Sementara itu Dosen Ahli Genetika Universitas Padjadjaran, Asep Anang yang turut menjadi narasumber mengatakan bahwa kecenderungan perusahaan pembibitan udang vannamei mulai beralih dari semula tujuan pemuliaannya adalah untuk pertumbuhan menjadi pemuliaan untuk daya tahan. Kelebihan daya tahan tinggi dan reproduksi ini dimiliki oleh merguensis, sehingga dengan pangsa pasar yang baik merguensis dapat menjelma menjadi substitusi untuk udang vannamei.
“Beberapa hal yang harus diperhatikan untuk memulai program pemuliaan ialah harus melihat kepada kebutuhan pasar, teknik budidaya yang baik, membaca karakteristik gen dari komoditas serta menentukan kekurangan maupun kelebihan dari setiap galur” papar Asep.
Asep juga menambahkan bahwa untuk membangun industri udang Jerbung, program pemuliaan harus fokus kepada bibit yang Specific Pathogen Free (SPF), memperhatikan seleksi genetik dan biosecurity yang ketat dan dilakukan secara tertutup atau tidak ada udang baru yang masuk. “Dengan pola pemuliaan yang terstruktur akan dihasilkan keterlusuran yang baik dan bibit udang terpilih dengan potensi genetik yang baik” tutup Asep.
Budidaya udang putih lokal
Sementara itu ketua Pokdakan Mina Mandiri, Ahmad Robah yang menerima bantuan benih dan pendampingan dan BBPBAP Jepara menjelaskan bahwa budidaya udang masih menjadi primadona di kalangan masyarakat petambak, namun tidak semua masyarakat mampu untuk melakukannya, karena dibutuhkan modal yang tidak sedikit dan memiliki risiko tinggi dengan adanya serangan dari berbagai penyakit.
“Dengan adanya uji terap yang dilakukan oleh BBPBAP Jepara menggunakan sistem klaster, banyak masyarakat sekitar yang tertarik untuk ikut menerapkan budidaya udang putih lokal tersebut, apalagi mayoritas pembudidaya yang ada di sekitar sini adalah petambak tradisional” ungkap Robah.

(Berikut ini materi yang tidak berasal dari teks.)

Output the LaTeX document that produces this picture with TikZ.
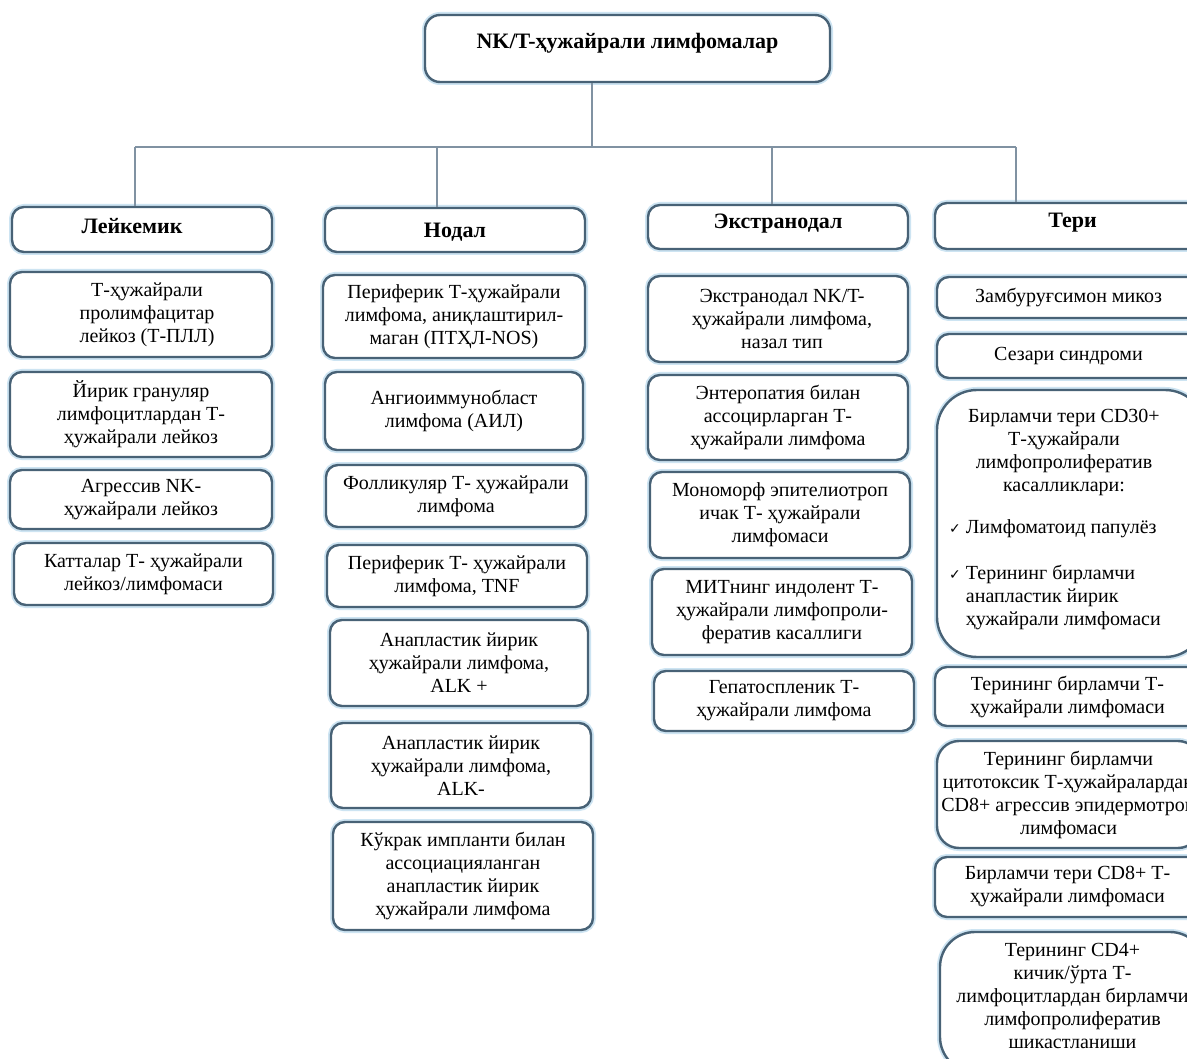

Robah juga berharap akan ada peningkatan kualitas benih agar pertumbuhan dan padat tebar bisa ditingkatkan sehingga mampu menjawab tantangan pembudidaya saat ini untuk menggeser budidaya udang vannamei ke udang putih lokal. “Semoga dengan semakin banyak masyarakat beralih untuk berbudidaya udang merguensis dapat memajukan udang lokal di masyarakat secara umum” imbuh Robah.